The two basic types of peaches are freestone and clingstone. A freestone peach is a peach in which the flesh of the fruit separates easily from the seed or stone. Clingstone peach flesh clings to the pit and does not separate easily. Freestone being used more frequently for eating fresh and clingstone for freezing and making deserts and jams. While the two types of peaches are different, the trees are not cared for differently.
Water the tree twice a week for the first two weeks after planting the freestone peach tree, then once a week for the rest of the growing season unless there has been at least an inch of rain during the week. In the following years, the tree will only need water when the weather is very hot and dry, until the two weeks before harvest. At this time the tree should be watered twice a week until all the peaches picked from the tree. Do not water from October until March.
Apply 12-12-12 fertilizer about a month after planting. After the first year, apply the fertilizer early in the spring before new growth begins. Refer to manufacturer's directions for amount to apply per size and age of the tree.
Prune the freestone peach tree to an open vase form. An open vase form has 3 or 4 strong side branches with an upward angle instead of a central leader. This allows sun and air circulation into the center of the tree. Dead or damaged branches should be cut off close to the trunk. Cut off any branches that sprout below the graft line or come up from the ground close to the tree.
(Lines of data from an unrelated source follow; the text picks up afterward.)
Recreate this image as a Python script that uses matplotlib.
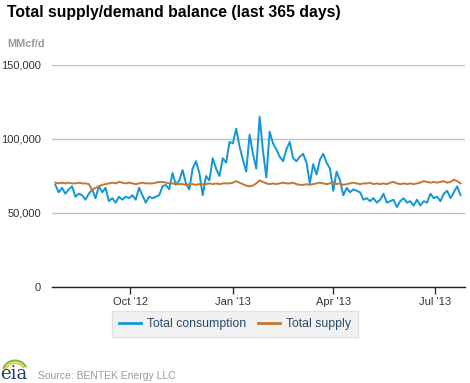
import matplotlib
matplotlib.use("Agg")
import matplotlib.pyplot as plt
import matplotlib.dates as mdates
import pandas as pd
import numpy as np

plt.rcParams['font.family'] = ['Liberation Sans', 'DejaVu Sans']

# every third day starting 2012-07-26 (thousand MMcf/d)
dates = pd.date_range("2012-07-26", periods=122, freq="3D")
consumption = [
    69, 64, 67, 63, 66, 68, 61, 63, 62, 59,
    63, 66, 60, 68, 64, 67, 58, 60, 57, 61,
    59, 61, 60, 62, 59, 67, 62, 57, 61, 60,
    61, 62, 68, 69, 66, 77, 69, 72, 79, 70,
    66, 80, 85, 77, 62, 75, 72, 87, 80, 75,
    87, 84, 98, 97, 107, 95, 86, 78, 103, 90,
    80, 115, 92, 74, 105, 97, 93, 88, 85, 93,
    98, 87, 85, 88, 90, 84, 70, 83, 76, 86,
    90, 84, 80, 65, 78, 72, 62, 67, 64, 66,
    65, 64, 59, 60, 58, 60, 57, 59, 63, 57,
    58, 59, 54, 58, 60, 57, 58, 55, 59, 55,
    58, 57, 63, 60, 61, 58, 63, 65, 60, 64,
    68, 62]
supply = [
    70.5, 70, 70.5, 70, 70.5, 70, 70, 70.5, 70, 70,
    69.5, 65.5, 67, 68, 69, 69.5, 70, 70.5, 70, 71,
    70.5, 70, 70.5, 70, 69.5, 70, 70.5, 70, 70, 70,
    70.5, 71, 71, 70.5, 70, 70, 69.5, 69.5, 69.5, 69,
    69.5, 69.5, 69, 69.5, 69.5, 69.5, 70, 69.5, 70, 69.5,
    70, 70, 70, 70.5, 71.5, 70.5, 69.5, 68.5, 68, 68.5,
    70, 72, 71, 70, 69.5, 70, 69.5, 70, 70.5, 70,
    70, 70.5, 69.5, 69, 69, 69.5, 69, 69.5, 70, 70.5,
    70, 69.5, 70, 71, 69.5, 70, 69, 69.5, 70, 70.5,
    70, 69.5, 70, 70, 70.5, 69.5, 70, 69.5, 70, 69.5,
    70.5, 71, 70, 69.5, 70, 69.5, 70, 69.5, 70, 70.5,
    71.5, 71, 70.5, 71, 70.5, 71, 71.5, 70.5, 71, 72.5,
    71.5, 70]
yticks = [0, 50000, 100000, 150000]
ytick_labels = ["0", "50,000", "100,000", "150,000"]
xtick_dates = pd.to_datetime(["2012-10-01", "2013-01-01", "2013-04-01", "2013-07-01"])
xtick_labels = ["Oct '12", "Jan '13", "Apr '13", "Jul '13"]

W, H = 470, 383
fig = plt.figure(figsize=(W / 100, H / 100), dpi=100)
ax = fig.add_axes([52 / W, (H - 287) / H, (465 - 52) / W, (287 - 65) / H])

c_blue = "#1396d6"
c_brown = "#c4772f"
ax.plot(dates, np.array(consumption) * 1000, color=c_blue, lw=1.4, label="Total consumption")
ax.plot(dates, np.array(supply) * 1000, color=c_brown, lw=1.4, label="Total supply")

ax.set_ylim(0, 150000)
ax.set_xlim(pd.Timestamp("2012-07-23"), pd.Timestamp("2013-07-28"))
ax.set_yticks(yticks)
ax.set_yticklabels(ytick_labels, fontsize=8, color="#333333")
ax.set_xticks(xtick_dates)
ax.set_xticklabels(xtick_labels, fontsize=8, color="#333333")
ax.tick_params(axis="y", length=0, pad=8)
ax.tick_params(axis="x", length=5, width=1, color="#333333", direction="out", pad=2)
for s in ["top", "right", "left"]:
    ax.spines[s].set_visible(False)
ax.spines["bottom"].set_color("#222222")
ax.spines["bottom"].set_linewidth(1)
ax.grid(axis="y", color="#c0c0c0", lw=1)
ax.set_axisbelow(True)
for lab in ax.get_yticklabels():
    lab.set_horizontalalignment("right")

fig.text(7 / W, 1 - 12 / H, "Total supply/demand balance (last 365 days)", fontsize=11.3,
         fontweight="bold", va="center", ha="left", color="#000000")
fig.text(7 / W, 1 - 44 / H, "MMcf/d", fontsize=7.8, fontweight="bold", va="center",
         ha="left", color="#999999")

leg = fig.legend(loc="center", bbox_to_anchor=(235 / W, 1 - 324 / H), ncol=2, fontsize=8.8,
                 frameon=True, fancybox=False, handlelength=1.8, columnspacing=1.0,
                 handletextpad=0.5, borderpad=0.55)
leg.get_frame().set_facecolor("#eeeeee")
leg.get_frame().set_edgecolor("#dddddd")
leg.get_frame().set_linewidth(1)
for t in leg.get_texts():
    t.set_color("#274b6d")
for l in leg.get_lines():
    l.set_linewidth(2)

fig.text(38 / W, 1 - 376 / H, "Source: BENTEK Energy LLC", fontsize=7.5, va="center",
         ha="left", color="#999999")
fig.text(0 / W, 1 - 374 / H, "eia", fontsize=13, family="DejaVu Serif", va="center",
         ha="left", color="#1d3f6e")
lax = fig.add_axes([2 / W, 1 - 371 / H, 26 / W, 13 / H])
lax.axis("off")
th = np.linspace(0.15 * np.pi, 0.9 * np.pi, 30)
lax.plot(np.cos(th), np.sin(th) * 0.8, color="#7ab648", lw=1.5)
lax.plot(np.cos(th) * 0.8, np.sin(th) * 0.6, color="#f2c21b", lw=1.2)
lax.set_xlim(-1.1, 1.1)
lax.set_ylim(0, 1)

fig.savefig("out.png", dpi=100, facecolor="white")
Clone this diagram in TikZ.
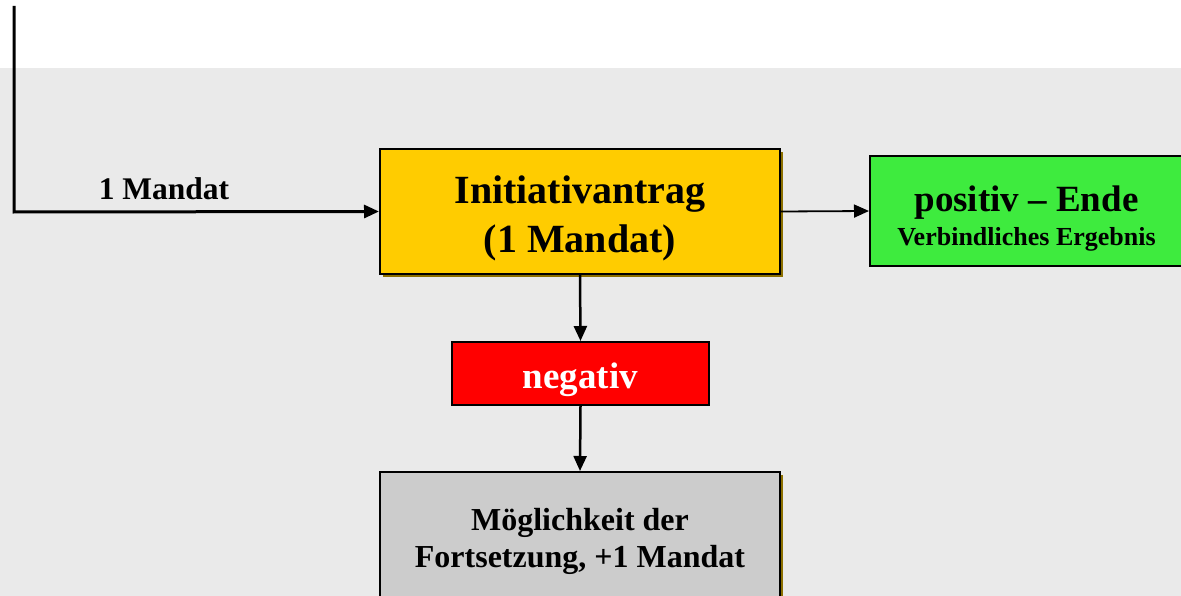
\documentclass[tikz,border=0pt]{standalone}
\usepackage{fontspec}
\setmainfont{Liberation Serif}
\usetikzlibrary{arrows.meta,shadows}
\definecolor{bgc}{HTML}{EAEAEA}
\definecolor{antragc}{HTML}{FFCC00}
\definecolor{positivc}{HTML}{3EEB3E}
\definecolor{negativc}{HTML}{FF0000}
\definecolor{weiterc}{HTML}{CCCCCC}
\colorlet{shadowc}{antragc!55!black}
\tikzstyle{box} = [
  draw=black,
  line width=2pt,
  align=center,
  inner sep=0pt,
]
\tikzstyle{boxshadow} = [
  drop shadow={shadow xshift=3pt, shadow yshift=-3pt, fill=shadowc, opacity=1},
]
\tikzstyle{flow} = [
  line width=2.5pt,
  -{Triangle[length=15pt,width=13pt]},
]

\begin{document}
\begin{tikzpicture}[x=1pt, y=-1pt]
    \useasboundingbox (0,0) rectangle (1181,596);

    % Background
    \fill[bgc] (0,68) rectangle (1181,596);

    % Boxes
    \node[box, boxshadow, fill=antragc, minimum width=400pt, text height=104pt, text depth=21pt,
      font=\fontsize{40}{50}\selectfont\bfseries] (antrag) at (580,211.5)
      {Initiativantrag\\(1 Mandat)};
    \node[box, fill=positivc, minimum width=313pt, text height=90pt, text depth=20pt,
      font=\fontsize{37}{34}\selectfont\bfseries] (positiv) at (1026.5,211)
      {positiv -- Ende\\{\fontsize{26}{26}\selectfont Verbindliches Ergebnis}};
    \node[box, fill=negativc, text=white, minimum width=257pt, text height=46pt, text depth=17pt,
      font=\fontsize{37}{40}\selectfont\bfseries] (negativ) at (580.5,373.5)
      {negativ};
    \node[box, boxshadow, fill=weiterc, minimum width=400pt, text height=95pt, text depth=41pt,
      font=\fontsize{32}{37}\selectfont\bfseries] (weiter) at (580,540)
      {Möglichkeit der\\Fortsetzung, +1 Mandat};

    % Connectors
    \coordinate (start) at (14,6);
    \coordinate (knick) at (14,212);
    \draw[flow, line width=3pt] (start) -- (knick) -- (antrag.west);
    \node[font=\fontsize{31.5}{31.5}\selectfont\bfseries, anchor=base] (mandat) at (164,200) {1 Mandat};
    \draw[flow, line width=1.8pt] (antrag.east) -- (positiv.west);
    \draw[flow] (antrag.south) -- (negativ.north);
    \draw[flow] (negativ.south) -- (weiter.north);
\end{tikzpicture}
\end{document}
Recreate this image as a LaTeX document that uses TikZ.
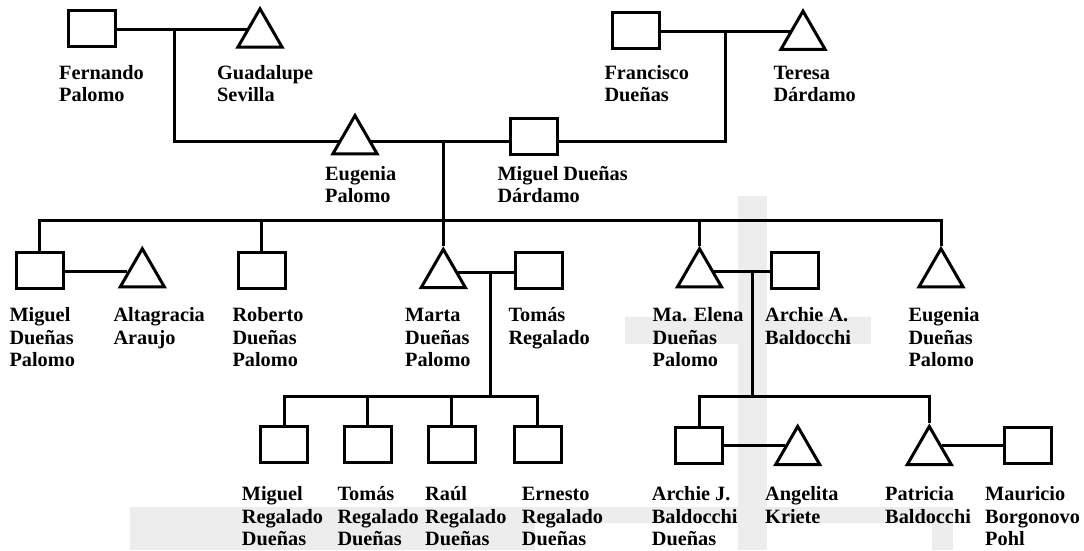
\documentclass[tikz,border=0pt]{standalone}
\usepackage{fontspec}
\setmainfont{Liberation Serif}
\usetikzlibrary{shapes.geometric}
\begin{document}
\begin{tikzpicture}[x=1pt,y=-1pt,
  sq/.style={draw, line width=3pt, rectangle, minimum width=47pt, minimum height=36pt, inner sep=0pt},
  tri/.style={draw, line width=3pt, regular polygon, regular polygon sides=3, minimum size=51pt, inner sep=0pt},
  ln/.style={line width=3pt},
  lbl/.style={anchor=base west, align=left, inner sep=0pt, font=\fontsize{20.3}{22.5}\selectfont\bfseries},
  band/.style={fill=black!7, draw=none}]
\useasboundingbox (0,0) rectangle (1084,550);
% light scan bands
\fill[band] (738.3,196) rectangle (766.7,550);
\fill[band] (625,316.7) rectangle (870.7,344.3);
\fill[band] (130,506.7) rectangle (953,523);
\fill[band] (130,523) rectangle (535,550);
\fill[band] (931.7,523) rectangle (953,550);
% generation 1
\node[sq]  (F)  at (91.5,28.8) {};
\node[tri] (G)  at (260,34.3) {};
\node[sq]  (Fr) at (636,30.5) {};
\node[tri] (T)  at (803,36.6) {};
% generation 2
\node[tri] (E)  at (355,141) {};
\node[sq]  (M)  at (534,136.2) {};
% generation 3
\node[sq]  (MDP) at (39.6,270) {};
\node[tri] (A)   at (142.3,274.2) {};
\node[sq]  (R)   at (261.7,270.2) {};
\node[tri] (Ma)  at (443.3,274.8) {};
\node[sq]  (To)  at (538.7,270) {};
\node[tri] (ME)  at (699.5,274.2) {};
\node[sq]  (AA)  at (794.7,270) {};
\node[tri] (ED)  at (941,274.2) {};
% generation 4
\node[sq]  (C1) at (284,444.2) {};
\node[sq]  (C2) at (367.5,444.2) {};
\node[sq]  (C3) at (451.5,444.2) {};
\node[sq]  (C4) at (537.5,444.2) {};
\node[sq]  (AJ) at (699.2,445.8) {};
\node[tri] (An) at (797.7,451.9) {};
\node[tri] (P)  at (929.3,451.9) {};
\node[sq]  (Mo) at (1028.3,445.8) {};
% helper coordinates
\coordinate (fgx) at (174,0);
\coordinate (ftx) at (725,0);
\coordinate (sibY) at (0,220.7);
\coordinate (mtx) at (490,0);
\coordinate (mex) at (752.3,0);
\coordinate (c3y) at (0,396);
\coordinate (c4y) at (0,396.7);
% connectors generation 1
\draw[ln] (G.159) -- (G.159 -| F.east);
\coordinate (fg) at (G.159 -| fgx);
\draw[ln] (fg) |- (E.west);
\draw[ln] (T.159) -- (T.159 -| Fr.east);
\coordinate (ft) at (T.159 -| ftx);
\draw[ln] (ft) |- (E.east -| M.east);
\draw[ln] (E.east) -- (E.east -| M.west);
% connectors generation 2 -> 3
\coordinate (em) at (E.east -| Ma.north);
\draw[ln] (em) -- (Ma.north);
\draw[ln] (MDP.north) |- (sibY -| ED.north) -- (ED.north);
\draw[ln] (R.north) -- (R.north |- sibY);
\draw[ln] (ME.north) -- (ME.north |- sibY);
\draw[ln] (A.170) -- (A.170 -| MDP.east);
\draw[ln] (Ma.10) -- (Ma.10 -| To.west);
\draw[ln] (ME.10) -- (ME.10 -| AA.west);
% connectors generation 3 -> 4
\coordinate (mt) at (Ma.10 -| mtx);
\draw[ln] (mt) -- (mt |- c3y);
\draw[ln] (C1.north) |- (c3y -| C4.north) -- (C4.north);
\draw[ln] (C2.north) -- (C2.north |- c3y);
\draw[ln] (C3.north) -- (C3.north |- c3y);
\coordinate (me) at (ME.10 -| mex);
\draw[ln] (me) -- (me |- c4y);
\draw[ln] (AJ.north) |- (c4y -| P.north) -- (P.north);
\draw[ln] (An.155) -- (An.155 -| AJ.east);
\draw[ln] (P.25) -- (P.25 -| Mo.west);
% labels (anchor = baseline of the last line)
\node[lbl] (tF)  at (59,101.8)  {Fernando\\Palomo};
\node[lbl] (tG)  at (217,101.8) {Guadalupe\\Sevilla};
\node[lbl] (tFr) at (604.3,101.8) {Francisco\\Dueñas};
\node[lbl] (tT)  at (773.3,101.8) {Teresa\\Dárdamo};
\node[lbl] (tE)  at (325,202.8) {Eugenia\\Palomo};
\node[lbl] (tM)  at (497.3,202.8) {Miguel Dueñas\\Dárdamo};
\node[lbl] (tMDP) at (9.3,366.8) {Miguel\\Dueñas\\Palomo};
\node[lbl] (tA)   at (113.3,344.3) {Altagracia\\Araujo};
\node[lbl] (tR)   at (232.3,366.8) {Roberto\\Dueñas\\Palomo};
\node[lbl] (tMa)  at (405,366.8) {Marta\\Dueñas\\Palomo};
\node[lbl] (tTo)  at (508.3,344.3) {Tomás\\Regalado};
\node[lbl] (tME)  at (652.5,366.8) {Ma. Elena\\Dueñas\\Palomo};
\node[lbl] (tAA)  at (765,344.3) {Archie A.\\Baldocchi};
\node[lbl] (tED)  at (908.3,366.8) {Eugenia\\Dueñas\\Palomo};
\node[lbl] (tC1) at (241.7,545.8) {Miguel\\Regalado\\Dueñas};
\node[lbl] (tC2) at (337.3,545.8) {Tomás\\Regalado\\Dueñas};
\node[lbl] (tC3) at (425,545.8) {Raúl\\Regalado\\Dueñas};
\node[lbl] (tC4) at (521.7,545.8) {Ernesto\\Regalado\\Dueñas};
\node[lbl] (tAJ) at (651.7,545.8) {Archie J.\\Baldocchi\\Dueñas};
\node[lbl] (tAn) at (765,523.3) {Angelita\\Kriete};
\node[lbl] (tP)  at (885,523.3) {Patricia\\Baldocchi};
\node[lbl] (tMo) at (985,545.8) {Mauricio\\Borgonovo\\Pohl};
\end{tikzpicture}
\end{document}
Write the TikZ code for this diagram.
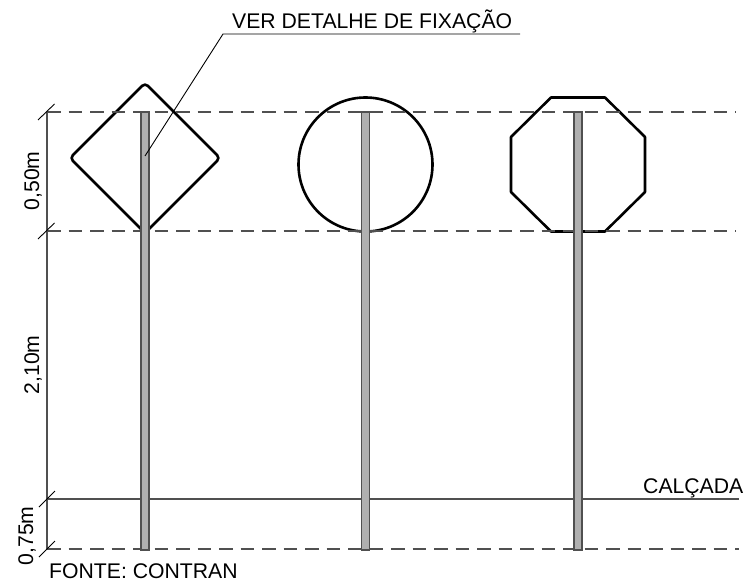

Spray the tree with a dormant oil spray in late winter before the tree comes out of dormancy or starts new growth. This will kill any bugs or fungus that has been on the tree for the winter and protect the tree and fruit when it starts to grow.
Thin out the fruit to one per every 8 inches. Hand pick or cut the excess fruit when it is about 1 inch in diameter. This will cause the remaining fruit to be larger and the tree will remain healthier without the additional weight.